:: Data excerpt
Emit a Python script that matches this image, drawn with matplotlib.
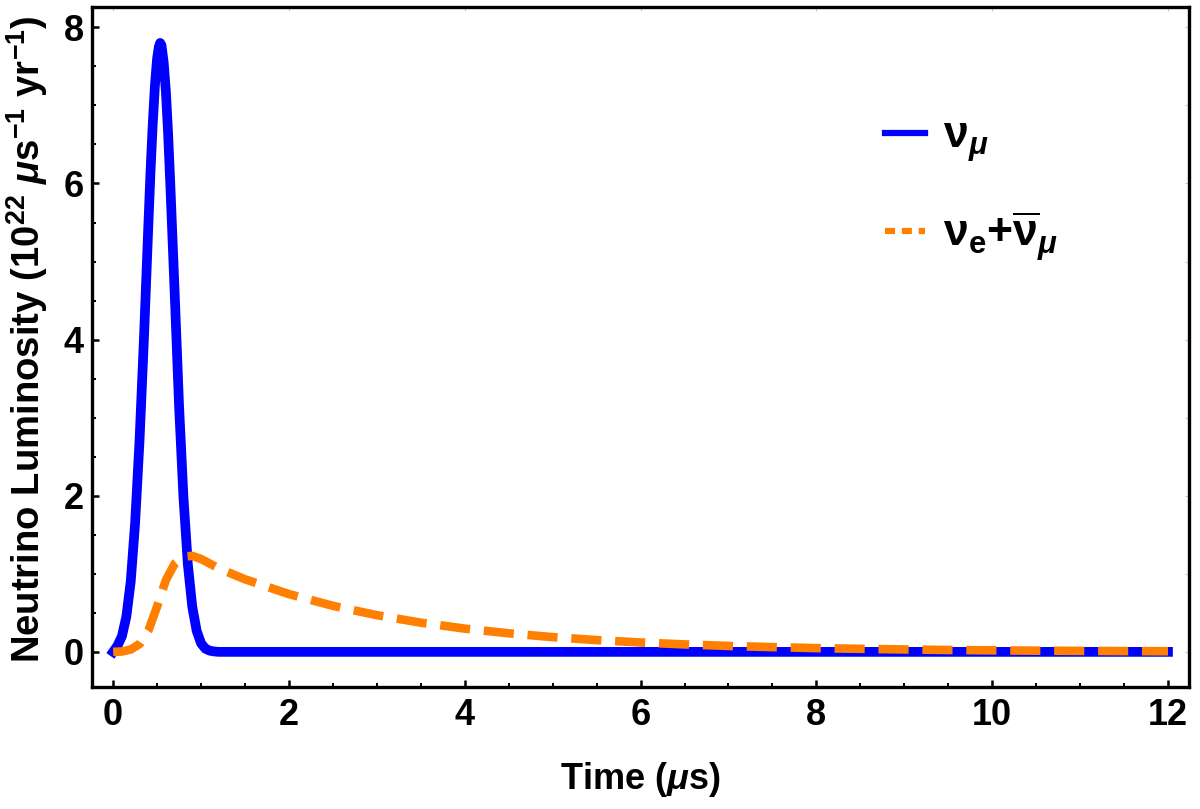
import matplotlib
matplotlib.use('Agg')
import matplotlib.pyplot as plt
from matplotlib.ticker import MultipleLocator
from matplotlib.lines import Line2D

plt.rcParams['font.family'] = ['Liberation Sans', 'DejaVu Sans']
plt.rcParams['font.weight'] = 'bold'
plt.rcParams['axes.labelweight'] = 'bold'
plt.rcParams['mathtext.fontset'] = 'custom'
plt.rcParams['mathtext.rm'] = 'Liberation Sans:bold'
plt.rcParams['mathtext.bf'] = 'Liberation Sans:bold'
plt.rcParams['mathtext.it'] = 'Liberation Sans:italic:bold'

# nu_mu pulse
t_mu = [0.0, 0.05, 0.1, 0.15, 0.2, 0.25, 0.3, 0.35, 0.4, 0.425, 0.45, 0.475,
        0.5, 0.52, 0.535, 0.55, 0.575, 0.6, 0.625, 0.65, 0.7, 0.75, 0.8, 0.85,
        0.9, 0.95, 1.0, 1.05, 1.1, 1.15, 1.2, 1.3, 2.0, 4.0, 6.0, 8.0, 10.0, 12.0]
lum_mu = [0.0, 0.08, 0.2, 0.45, 0.9, 1.65, 2.7, 4.0, 5.45, 6.15, 6.75, 7.25,
          7.6, 7.75, 7.8, 7.77, 7.55, 7.18, 6.65, 6.0, 4.6, 3.15, 1.98, 1.12,
          0.58, 0.27, 0.11, 0.04, 0.015, 0.005, 0.0, 0.0, 0.0, 0.0, 0.0, 0.0, 0.0, 0.0]

# nu_e + anti-nu_mu
t_e = [0.0, 0.1, 0.2, 0.3, 0.4, 0.5, 0.6, 0.7, 0.8, 0.9, 1.0, 1.2, 1.5,
       2.0, 2.5, 3.0, 3.5, 4.0, 4.5, 5.0, 5.5, 6.0, 6.5, 7.0, 7.5, 8.0,
       8.5, 9.0, 9.5, 10.0, 10.5, 11.0, 11.5, 12.0]
lum_e = [0.0, 0.005, 0.03, 0.1, 0.27, 0.58, 0.92, 1.13, 1.22, 1.23, 1.19, 1.07, 0.93,
         0.74, 0.59, 0.47, 0.374, 0.298, 0.238, 0.189, 0.151, 0.12, 0.096, 0.076, 0.061, 0.048,
         0.039, 0.031, 0.024, 0.0195, 0.0155, 0.0124, 0.0099, 0.0079]

blue = '#0000FF'
orange = '#FF8000'

fig = plt.figure(figsize=(12, 8.09), dpi=100)
ax = fig.add_axes([0.0767, 0.1508, 0.9142, 0.8405])

ax.plot(t_mu, lum_mu, color=blue, lw=7.0, solid_joinstyle='round', zorder=3)
ax.plot(t_e, lum_e, color=orange, lw=6.2, dashes=(3.5, 1.6), dash_capstyle='butt', zorder=4)

ax.set_xlim(-0.24, 12.24)
ax.set_ylim(-0.45, 8.26)

ax.xaxis.set_major_locator(MultipleLocator(2))
ax.xaxis.set_minor_locator(MultipleLocator(0.5))
ax.yaxis.set_major_locator(MultipleLocator(2))
ax.yaxis.set_minor_locator(MultipleLocator(0.5))

for s in ax.spines.values():
    s.set_linewidth(2.4)

ax.tick_params(which='major', direction='in', length=5, width=1.8, labelsize=26, pad=8)
ax.tick_params(axis='y', which='major', pad=6)
ax.tick_params(which='minor', direction='in', length=3, width=1.4)

# faint ticks on top and right frame
for sec in (ax.secondary_xaxis('top'), ax.secondary_yaxis('right')):
    sec.tick_params(which='both', direction='in', length=3, width=0.8, color='#c8c8c8',
                    labelleft=False, labelright=False, labeltop=False, labelbottom=False)
    sec.spines[:].set_visible(False)

ax.set_xlabel(r'Time ($\mathit{\mu}$s)', fontsize=26)
ax.xaxis.set_label_coords(0.5, -0.108)
ax.set_ylabel(r'Neutrino Luminosity (10$^{\mathrm{22}}$ $\mathit{\mu}$s$^{\mathrm{-1}}$ yr$^{\mathrm{-1}}$)',
              fontsize=27.5)
ax.yaxis.set_label_coords(-0.038, 0.512)

handles = [Line2D([], [], color=blue, lw=4.5),
           Line2D([], [], color=orange, lw=4.5, dashes=(1.6, 1.1), dash_capstyle='butt')]
labels = [r'$\mathrm{\nu}_{\mathit{\mu}}$',
          r'$\mathrm{\nu}_{\mathrm{e}}{+}\overline{\mathrm{\nu}}_{\mathit{\mu}}$']
ax.legend(handles, labels, loc='upper left', bbox_to_anchor=(0.703, 0.872), frameon=False,
          fontsize=32, handlelength=0.9, handletextpad=0.4, labelspacing=1.0, borderpad=0)

fig.savefig('out.png', dpi=100)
::::
● Written exercise
Skip the pictures, please, and transcribe only the lines from the beginning of the material through the one that contains "0.0, 0.0, 0.0]".

● Response to the task
Emit a Python script that matches this image, drawn with matplotlib.
import matplotlib
matplotlib.use('Agg')
import matplotlib.pyplot as plt
from matplotlib.ticker import MultipleLocator
from matplotlib.lines import Line2D

plt.rcParams['font.family'] = ['Liberation Sans', 'DejaVu Sans']
plt.rcParams['font.weight'] = 'bold'
plt.rcParams['axes.labelweight'] = 'bold'
plt.rcParams['mathtext.fontset'] = 'custom'
plt.rcParams['mathtext.rm'] = 'Liberation Sans:bold'
plt.rcParams['mathtext.bf'] = 'Liberation Sans:bold'
plt.rcParams['mathtext.it'] = 'Liberation Sans:italic:bold'

# nu_mu pulse
t_mu = [0.0, 0.05, 0.1, 0.15, 0.2, 0.25, 0.3, 0.35, 0.4, 0.425, 0.45, 0.475,
        0.5, 0.52, 0.535, 0.55, 0.575, 0.6, 0.625, 0.65, 0.7, 0.75, 0.8, 0.85,
        0.9, 0.95, 1.0, 1.05, 1.1, 1.15, 1.2, 1.3, 2.0, 4.0, 6.0, 8.0, 10.0, 12.0]
lum_mu = [0.0, 0.08, 0.2, 0.45, 0.9, 1.65, 2.7, 4.0, 5.45, 6.15, 6.75, 7.25,
          7.6, 7.75, 7.8, 7.77, 7.55, 7.18, 6.65, 6.0, 4.6, 3.15, 1.98, 1.12,
          0.58, 0.27, 0.11, 0.04, 0.015, 0.005, 0.0, 0.0, 0.0, 0.0, 0.0, 0.0, 0.0, 0.0]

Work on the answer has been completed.